By Steven C. Johnson

NEW YORK (Reuters) - U.S. consumers' mood improved as 2013 drew to a close, with many optimistic about their future job prospects, while home prices rose again in October, though the pace of gains slowed.

The data releases provided more evidence of strength in the U.S. economy, which appears to have overcome headwinds caused by an autumn government shutdown, higher taxes and rising mortgage rates.

"Things still look pretty solid at the end of 2013. We had better GDP growth even though interest rates have gone up with the Fed," said Gus Faucher, senior economist at PNC Financial Services, adding "2014 will be a better year with less fiscal drag."

The rise in the Conference Board's index of consumer attitudes to 78.1 in December brought it to within reach of levels last seen before a standoff in Congress over fiscal policy caused the government to shut down in October.

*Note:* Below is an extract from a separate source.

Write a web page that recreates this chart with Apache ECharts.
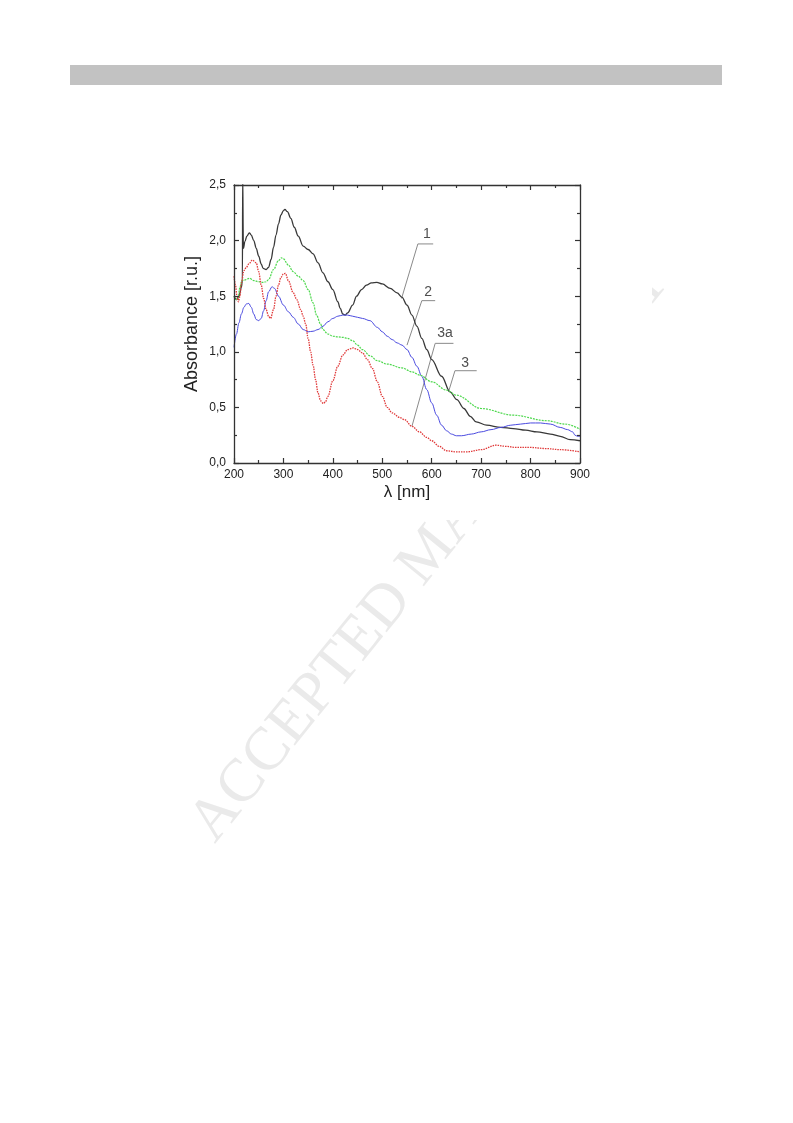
<!DOCTYPE html>
<html><head><meta charset="utf-8">
<script src="https://cdn.jsdelivr.net/npm/echarts@6/dist/echarts.min.js"></script>
<style>html,body{margin:0;padding:0;background:#fff}#c{width:793px;height:1123px}</style>
</head><body><div id="c"></div>
<script>
// Curve 1 (black)
const wl1 = [200,205,210,215,217,217.6,218.4,219,222,226,231,235,240,245,250,255,259,265,270,275,280,285,290,295,300,303,308,315,322,330,340,350,360,370,380,390,400,410,415,420,425,430,440,448,458,468,478,489,500,516,530,540,550,560,570,580,590,600,620,637,651,665,678,690,711,740,765,790,813,840,860,880,900];
const abs1 = [1.50,1.47,1.50,1.58,1.65,2.60,2.60,1.93,1.99,2.04,2.07,2.05,2.00,1.93,1.86,1.79,1.75,1.74,1.76,1.83,1.94,2.05,2.15,2.23,2.27,2.28,2.26,2.20,2.12,2.04,1.95,1.92,1.88,1.80,1.71,1.63,1.56,1.45,1.39,1.34,1.33,1.35,1.42,1.50,1.56,1.60,1.62,1.625,1.61,1.57,1.53,1.49,1.42,1.33,1.23,1.12,1.02,0.93,0.78,0.64,0.57,0.49,0.42,0.37,0.34,0.32,0.31,0.295,0.28,0.26,0.24,0.21,0.20];
// Curve 2 (blue)
const wl2 = [200,205,210,215,220,225,230,235,240,245,250,255,260,265,270,277,282,290,300,310,320,330,340,350,360,370,380,390,400,410,420,430,440,450,460,475,490,500,510,520,530,540,550,560,570,580,590,600,610,620,630,640,650,660,680,700,720,740,760,780,800,820,840,860,875,885,890,895,900];
const abs2 = [1.04,1.16,1.26,1.34,1.40,1.43,1.435,1.40,1.34,1.29,1.28,1.30,1.37,1.46,1.54,1.585,1.57,1.50,1.42,1.36,1.31,1.25,1.20,1.18,1.185,1.20,1.23,1.27,1.30,1.32,1.33,1.33,1.32,1.31,1.30,1.28,1.22,1.18,1.14,1.11,1.08,1.06,1.02,0.95,0.87,0.78,0.66,0.54,0.43,0.34,0.29,0.26,0.245,0.245,0.26,0.28,0.30,0.32,0.34,0.35,0.36,0.36,0.35,0.32,0.30,0.28,0.25,0.24,0.24];
// Curve 3 (green)
const wl3 = [200,205,208,212,216,220,232,240,250,259,265,270,280,290,296,300,310,320,330,340,350,360,367,375,380,390,400,410,420,430,440,450,460,475,490,510,540,560,576,600,630,650,700,765,833,870,900];
const abs3 = [1.50,1.47,1.48,1.58,1.64,1.645,1.66,1.64,1.63,1.625,1.63,1.65,1.74,1.82,1.845,1.835,1.78,1.72,1.68,1.64,1.56,1.44,1.33,1.25,1.20,1.16,1.14,1.135,1.13,1.12,1.10,1.06,1.02,0.965,0.92,0.89,0.855,0.82,0.79,0.73,0.656,0.61,0.49,0.43,0.38,0.35,0.305];
// Curve 3a (red)
const wl4 = [200,203,206,209,212,215,220,225,230,237,245,250,255,260,265,270,274,280,285,290,295,300,304,310,320,327,335,340,345,350,355,360,365,370,375,381,385,390,400,410,420,430,441,450,460,470,480,490,500,510,520,535,545,560,575,590,600,615,630,650,670,700,730,750,770,800,830,860,900];
const abs4 = [1.68,1.60,1.50,1.45,1.50,1.62,1.73,1.76,1.79,1.825,1.80,1.72,1.60,1.48,1.38,1.32,1.30,1.38,1.50,1.60,1.67,1.70,1.705,1.64,1.53,1.47,1.38,1.32,1.25,1.12,1.00,0.88,0.75,0.63,0.56,0.535,0.55,0.60,0.74,0.87,0.97,1.02,1.035,1.02,0.99,0.93,0.85,0.73,0.60,0.50,0.45,0.41,0.39,0.33,0.28,0.23,0.20,0.15,0.11,0.10,0.10,0.12,0.16,0.15,0.14,0.14,0.13,0.12,0.10];
// Leader lines and curve labels
const leaderNames = ['1','2','3a','3'];
const leaderX = [[539,572,603],[550,580,607],[560,607,644],[634,647,691]];
const leaderY = [[1.48,1.97,1.97],[1.06,1.46,1.46],[0.33,1.076,1.076],[0.64,0.83,0.83]];
const labelX = [590,593,627,667.5];
const labelY = [2.06,1.54,1.166,0.897];
const xTicks = [200,300,400,500,600,700,800,900];
const yTicks = [0,0.5,1.0,1.5,2.0,2.5];

const zip = (a,b) => a.map((v,i)=>[v,b[i]]);
const fam = '"Liberation Sans", Arial, sans-serif';
const chart = echarts.init(document.getElementById('c'), null, {renderer:'canvas'});
const axisCommon = {
  axisLine:{show:true, onZero:false, lineStyle:{color:'#333', width:1.3}},
  axisTick:{show:true, inside:true, length:5, lineStyle:{color:'#333', width:1.2}},
  minorTick:{show:true, splitNumber:2, length:3, lineStyle:{color:'#333', width:1.2}},
  splitLine:{show:false}, minorSplitLine:{show:false}, z:5
};
const series = [];
const curves = [
  {name:'1', d:zip(wl1,abs1), color:'#383838', type:'solid', w:1.3},
  {name:'2', d:zip(wl2,abs2), color:'#4a4ae0', type:'solid', w:1},
  {name:'3', d:zip(wl3,abs3), color:'#4ed84e', type:[2,1], w:1.2},
  {name:'3a', d:zip(wl4,abs4), color:'#e03a3a', type:[1.5,1], w:1.3}
];
curves.forEach(c=>series.push({type:'line', name:c.name, data:c.d, showSymbol:false, smooth:0.35, smoothMonotone:'x', clip:true,
  lineStyle:{color:c.color, width:c.w, type:c.type}, z:3}));
leaderNames.forEach((n,i)=>series.push({type:'line', data:zip(leaderX[i],leaderY[i]), showSymbol:false, smooth:false,
  lineStyle:{color:'#8a8a8a', width:1}, z:2, silent:true}));
series.push({type:'scatter', symbolSize:0, data:leaderNames.map((n,i)=>({value:[labelX[i],labelY[i]], name:n})),
  label:{show:true, position:'inside', formatter:p=>p.name, fontFamily:fam, fontSize:14, color:'#222'}, z:4});

chart.setOption({
  animation:false,
  backgroundColor:'#fff',
  graphic:[
    {type:'rect', shape:{x:70,y:65,width:652,height:20}, style:{fill:'#c2c2c2'}, z:0},
    {type:'text', x:430, y:553, rotation:51*Math.PI/180, style:{text:'ACCEPTED MANUSCRIPT', font:'61px "Liberation Serif", "Times New Roman", serif', fill:'#eaeaea', align:'center', verticalAlign:'middle'}, z:0},
    {type:'rect', shape:{x:150,y:150,width:502,height:370}, style:{fill:'#fff'}, z:1}
  ],
  grid:{left:234, right:213, top:185, bottom:660, containLabel:false},
  xAxis:[
    Object.assign({type:'value', min:200, max:900, interval:100, position:'bottom',
      axisLabel:{fontFamily:fam, fontSize:12, color:'#222', margin:6, customValues:xTicks},
      name:'λ [nm]', nameLocation:'middle', nameGap:21, nameTextStyle:{fontFamily:fam, fontSize:17, color:'#222'}}, axisCommon),
    Object.assign({type:'value', min:200, max:900, interval:100, position:'top', axisLabel:{show:false}}, axisCommon)
  ],
  yAxis:[
    Object.assign({type:'value', min:0, max:2.5, interval:0.5, position:'left',
      axisLabel:{fontFamily:fam, fontSize:12, color:'#222', margin:8, formatter:v=>v.toFixed(1).replace('.',',')},
      name:'Absorbance [r.u.]', nameLocation:'middle', nameGap:33, nameTextStyle:{fontFamily:fam, fontSize:18, color:'#222'}}, axisCommon),
    Object.assign({type:'value', min:0, max:2.5, interval:0.5, position:'right', axisLabel:{show:false}}, axisCommon)
  ],
  series:series
});
</script></body></html>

Consumers were optimistic about the present - the present situation index hit its highest level since April, 2008 - and the future, particularly the job outlook.

"Despite the many challenges throughout 2013, consumers are in better spirits today than when the year began," Lynn Franco, director of economic indicators at The Conference Board, said in a statement.

A separate report showed the S&P/Case Shiller composite index of home prices in 20 metropolitan areas increased 13.6 percent in October from a year ago, the strongest gain since February 2006.

Price gains on a monthly basis, however, slowed to 0.2 percent from 0.7 percent in September, suggesting higher mortgage rates have slowed home-buying activity.

Borrowing costs are expected to rise again next year as the Federal Reserve winds down its monthly asset purchases, which have helped suppress long-term interest rates since the program began 15 months ago.

"From a policy standpoint, the rebound in home prices has been a real win for the Fed," said Mark Vitner, senior economist at Wells Fargo Securities.

But next year, "the housing market will likely have to stand on its own more. We might see slower price appreciation in 2014," he said.

Even with higher borrowing costs, however, demand for accommodation is likely to keep supporting residential construction as it recovers from multi-decade lows.

A separate report Tuesday showed that business activity in the U.S. Midwest slowed in December for a second straight month, a sign that manufacturing activity in the region was cooling off. Employment in the sector retreated to its lowest since April.

Nationwide, manufacturing has recovered strongly over the second half of the year after contracting briefly in May.